═══ Records shown

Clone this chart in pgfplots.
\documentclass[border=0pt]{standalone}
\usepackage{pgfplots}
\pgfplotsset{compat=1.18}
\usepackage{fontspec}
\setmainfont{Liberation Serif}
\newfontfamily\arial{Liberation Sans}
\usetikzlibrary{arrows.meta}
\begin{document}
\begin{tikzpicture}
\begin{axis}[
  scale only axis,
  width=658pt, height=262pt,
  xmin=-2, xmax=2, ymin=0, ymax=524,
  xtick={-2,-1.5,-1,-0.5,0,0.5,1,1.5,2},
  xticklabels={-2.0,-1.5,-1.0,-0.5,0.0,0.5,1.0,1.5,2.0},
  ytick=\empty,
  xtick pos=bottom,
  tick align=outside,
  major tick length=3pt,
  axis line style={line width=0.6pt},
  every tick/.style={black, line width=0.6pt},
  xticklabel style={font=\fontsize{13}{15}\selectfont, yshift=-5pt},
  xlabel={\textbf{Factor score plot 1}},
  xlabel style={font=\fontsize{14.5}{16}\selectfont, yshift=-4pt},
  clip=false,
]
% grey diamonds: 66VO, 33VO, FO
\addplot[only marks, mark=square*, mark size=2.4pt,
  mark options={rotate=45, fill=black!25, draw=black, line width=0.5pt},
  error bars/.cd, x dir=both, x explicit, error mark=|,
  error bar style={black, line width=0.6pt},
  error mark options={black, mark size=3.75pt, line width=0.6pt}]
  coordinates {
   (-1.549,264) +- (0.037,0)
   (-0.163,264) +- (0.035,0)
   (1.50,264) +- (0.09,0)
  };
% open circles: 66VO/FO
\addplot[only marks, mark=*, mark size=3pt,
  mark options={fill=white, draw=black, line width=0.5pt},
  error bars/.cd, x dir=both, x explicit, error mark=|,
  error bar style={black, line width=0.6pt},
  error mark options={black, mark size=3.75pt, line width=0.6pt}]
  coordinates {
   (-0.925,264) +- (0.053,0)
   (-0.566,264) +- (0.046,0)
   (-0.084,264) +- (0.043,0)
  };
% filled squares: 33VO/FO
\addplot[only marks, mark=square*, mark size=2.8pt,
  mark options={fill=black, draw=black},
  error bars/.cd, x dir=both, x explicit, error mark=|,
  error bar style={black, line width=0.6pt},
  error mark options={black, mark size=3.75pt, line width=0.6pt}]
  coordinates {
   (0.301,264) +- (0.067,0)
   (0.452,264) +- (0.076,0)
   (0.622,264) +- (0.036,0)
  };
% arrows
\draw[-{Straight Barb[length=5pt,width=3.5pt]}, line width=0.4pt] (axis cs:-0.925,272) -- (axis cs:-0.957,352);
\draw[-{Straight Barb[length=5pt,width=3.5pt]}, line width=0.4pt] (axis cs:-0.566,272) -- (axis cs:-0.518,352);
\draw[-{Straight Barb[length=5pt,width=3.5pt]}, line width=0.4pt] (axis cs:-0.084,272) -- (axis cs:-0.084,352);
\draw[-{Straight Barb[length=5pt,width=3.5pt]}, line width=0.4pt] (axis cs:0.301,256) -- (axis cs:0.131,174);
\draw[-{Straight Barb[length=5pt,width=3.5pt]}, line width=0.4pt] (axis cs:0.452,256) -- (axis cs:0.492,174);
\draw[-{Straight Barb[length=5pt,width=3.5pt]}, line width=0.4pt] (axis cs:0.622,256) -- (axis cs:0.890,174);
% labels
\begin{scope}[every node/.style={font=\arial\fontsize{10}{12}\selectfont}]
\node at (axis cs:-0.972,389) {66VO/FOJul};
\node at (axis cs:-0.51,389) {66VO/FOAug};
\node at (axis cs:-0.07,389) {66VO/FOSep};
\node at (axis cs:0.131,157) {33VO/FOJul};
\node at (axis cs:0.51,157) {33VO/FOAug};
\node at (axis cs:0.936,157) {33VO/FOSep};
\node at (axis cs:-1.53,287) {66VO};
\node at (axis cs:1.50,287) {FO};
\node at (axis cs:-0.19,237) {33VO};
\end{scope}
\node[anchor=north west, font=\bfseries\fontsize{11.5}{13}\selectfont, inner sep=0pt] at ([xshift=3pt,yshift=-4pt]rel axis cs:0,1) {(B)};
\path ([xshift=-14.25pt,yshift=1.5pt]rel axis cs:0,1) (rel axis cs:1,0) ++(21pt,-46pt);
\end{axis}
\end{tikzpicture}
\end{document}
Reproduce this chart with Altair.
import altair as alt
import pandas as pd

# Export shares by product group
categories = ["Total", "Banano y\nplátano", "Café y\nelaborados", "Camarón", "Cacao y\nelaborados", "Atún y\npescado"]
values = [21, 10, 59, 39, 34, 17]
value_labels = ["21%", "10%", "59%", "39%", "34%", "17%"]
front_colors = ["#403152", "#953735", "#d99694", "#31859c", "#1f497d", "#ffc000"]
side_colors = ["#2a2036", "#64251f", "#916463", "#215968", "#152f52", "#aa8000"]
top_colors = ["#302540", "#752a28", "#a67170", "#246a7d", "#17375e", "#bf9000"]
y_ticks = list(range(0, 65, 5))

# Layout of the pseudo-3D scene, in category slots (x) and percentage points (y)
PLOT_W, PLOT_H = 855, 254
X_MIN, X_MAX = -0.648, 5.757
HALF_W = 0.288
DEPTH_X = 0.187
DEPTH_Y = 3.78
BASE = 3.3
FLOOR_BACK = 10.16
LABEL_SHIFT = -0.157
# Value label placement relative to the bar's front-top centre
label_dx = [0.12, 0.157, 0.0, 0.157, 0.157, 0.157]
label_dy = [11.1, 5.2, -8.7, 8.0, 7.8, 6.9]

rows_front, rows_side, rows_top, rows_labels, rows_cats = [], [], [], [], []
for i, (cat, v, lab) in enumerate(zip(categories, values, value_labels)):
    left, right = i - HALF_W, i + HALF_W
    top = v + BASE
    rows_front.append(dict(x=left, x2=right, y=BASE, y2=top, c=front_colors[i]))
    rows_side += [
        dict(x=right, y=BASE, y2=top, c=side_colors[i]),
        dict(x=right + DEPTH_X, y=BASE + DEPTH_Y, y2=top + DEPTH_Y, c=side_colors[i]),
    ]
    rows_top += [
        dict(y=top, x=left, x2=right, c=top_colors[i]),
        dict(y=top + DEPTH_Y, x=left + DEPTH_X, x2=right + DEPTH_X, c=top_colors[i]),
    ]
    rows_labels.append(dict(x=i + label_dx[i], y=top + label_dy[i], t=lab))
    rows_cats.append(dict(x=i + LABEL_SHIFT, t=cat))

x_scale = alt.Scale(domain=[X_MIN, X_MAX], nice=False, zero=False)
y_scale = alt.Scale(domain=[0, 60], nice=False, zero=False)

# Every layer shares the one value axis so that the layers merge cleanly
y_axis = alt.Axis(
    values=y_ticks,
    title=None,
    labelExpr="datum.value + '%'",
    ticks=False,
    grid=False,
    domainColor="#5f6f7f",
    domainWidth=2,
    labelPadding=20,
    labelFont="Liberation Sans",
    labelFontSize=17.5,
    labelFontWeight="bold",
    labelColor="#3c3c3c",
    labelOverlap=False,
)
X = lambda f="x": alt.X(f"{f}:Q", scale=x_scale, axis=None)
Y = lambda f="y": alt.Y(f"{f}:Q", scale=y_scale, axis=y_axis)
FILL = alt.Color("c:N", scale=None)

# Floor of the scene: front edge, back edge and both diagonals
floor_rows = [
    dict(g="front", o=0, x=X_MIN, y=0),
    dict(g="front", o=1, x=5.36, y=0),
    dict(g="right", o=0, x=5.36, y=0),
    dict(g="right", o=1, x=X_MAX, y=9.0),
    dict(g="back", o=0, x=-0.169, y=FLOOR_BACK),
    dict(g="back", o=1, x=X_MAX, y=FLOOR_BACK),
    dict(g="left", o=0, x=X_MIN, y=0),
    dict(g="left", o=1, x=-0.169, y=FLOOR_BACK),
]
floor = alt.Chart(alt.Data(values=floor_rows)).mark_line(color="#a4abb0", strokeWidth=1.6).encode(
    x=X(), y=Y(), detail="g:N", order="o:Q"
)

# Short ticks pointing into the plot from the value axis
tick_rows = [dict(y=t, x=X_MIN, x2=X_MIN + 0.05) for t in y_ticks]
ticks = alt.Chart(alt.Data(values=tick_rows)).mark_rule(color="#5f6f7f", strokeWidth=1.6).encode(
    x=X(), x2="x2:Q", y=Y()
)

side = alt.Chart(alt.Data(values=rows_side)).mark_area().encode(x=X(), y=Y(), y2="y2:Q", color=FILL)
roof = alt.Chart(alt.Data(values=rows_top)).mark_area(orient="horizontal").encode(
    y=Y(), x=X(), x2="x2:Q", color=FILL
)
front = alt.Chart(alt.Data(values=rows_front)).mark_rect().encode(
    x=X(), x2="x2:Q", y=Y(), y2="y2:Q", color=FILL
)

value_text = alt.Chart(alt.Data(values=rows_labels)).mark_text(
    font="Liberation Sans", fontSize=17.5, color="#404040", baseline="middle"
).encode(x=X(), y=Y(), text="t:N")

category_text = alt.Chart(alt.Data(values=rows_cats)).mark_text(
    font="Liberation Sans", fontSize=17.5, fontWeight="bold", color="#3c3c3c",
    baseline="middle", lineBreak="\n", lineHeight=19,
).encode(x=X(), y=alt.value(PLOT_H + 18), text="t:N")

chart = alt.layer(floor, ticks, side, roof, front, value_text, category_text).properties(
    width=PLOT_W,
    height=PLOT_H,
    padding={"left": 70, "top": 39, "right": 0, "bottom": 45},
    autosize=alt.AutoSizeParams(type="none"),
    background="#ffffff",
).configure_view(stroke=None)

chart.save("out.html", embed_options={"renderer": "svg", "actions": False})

══════

▸ **What the task requires**:
Of the entries listed above, reproduce only the lines starting at the line containing "Reproduce this chart with Altair." and ending at the line containing "y_scale = alt.Scale(domain=[0, 60], nice=False, zero=False)". Include both, exactly as they stand.

▸ **The solution**:
Reproduce this chart with Altair.
import altair as alt
import pandas as pd

# Export shares by product group
categories = ["Total", "Banano y\nplátano", "Café y\nelaborados", "Camarón", "Cacao y\nelaborados", "Atún y\npescado"]
values = [21, 10, 59, 39, 34, 17]
value_labels = ["21%", "10%", "59%", "39%", "34%", "17%"]
front_colors = ["#403152", "#953735", "#d99694", "#31859c", "#1f497d", "#ffc000"]
side_colors = ["#2a2036", "#64251f", "#916463", "#215968", "#152f52", "#aa8000"]
top_colors = ["#302540", "#752a28", "#a67170", "#246a7d", "#17375e", "#bf9000"]
y_ticks = list(range(0, 65, 5))

# Layout of the pseudo-3D scene, in category slots (x) and percentage points (y)
PLOT_W, PLOT_H = 855, 254
X_MIN, X_MAX = -0.648, 5.757
HALF_W = 0.288
DEPTH_X = 0.187
DEPTH_Y = 3.78
BASE = 3.3
FLOOR_BACK = 10.16
LABEL_SHIFT = -0.157
# Value label placement relative to the bar's front-top centre
label_dx = [0.12, 0.157, 0.0, 0.157, 0.157, 0.157]
label_dy = [11.1, 5.2, -8.7, 8.0, 7.8, 6.9]

rows_front, rows_side, rows_top, rows_labels, rows_cats = [], [], [], [], []
for i, (cat, v, lab) in enumerate(zip(categories, values, value_labels)):
    left, right = i - HALF_W, i + HALF_W
    top = v + BASE
    rows_front.append(dict(x=left, x2=right, y=BASE, y2=top, c=front_colors[i]))
    rows_side += [
        dict(x=right, y=BASE, y2=top, c=side_colors[i]),
        dict(x=right + DEPTH_X, y=BASE + DEPTH_Y, y2=top + DEPTH_Y, c=side_colors[i]),
    ]
    rows_top += [
        dict(y=top, x=left, x2=right, c=top_colors[i]),
        dict(y=top + DEPTH_Y, x=left + DEPTH_X, x2=right + DEPTH_X, c=top_colors[i]),
    ]
    rows_labels.append(dict(x=i + label_dx[i], y=top + label_dy[i], t=lab))
    rows_cats.append(dict(x=i + LABEL_SHIFT, t=cat))

x_scale = alt.Scale(domain=[X_MIN, X_MAX], nice=False, zero=False)
y_scale = alt.Scale(domain=[0, 60], nice=False, zero=False)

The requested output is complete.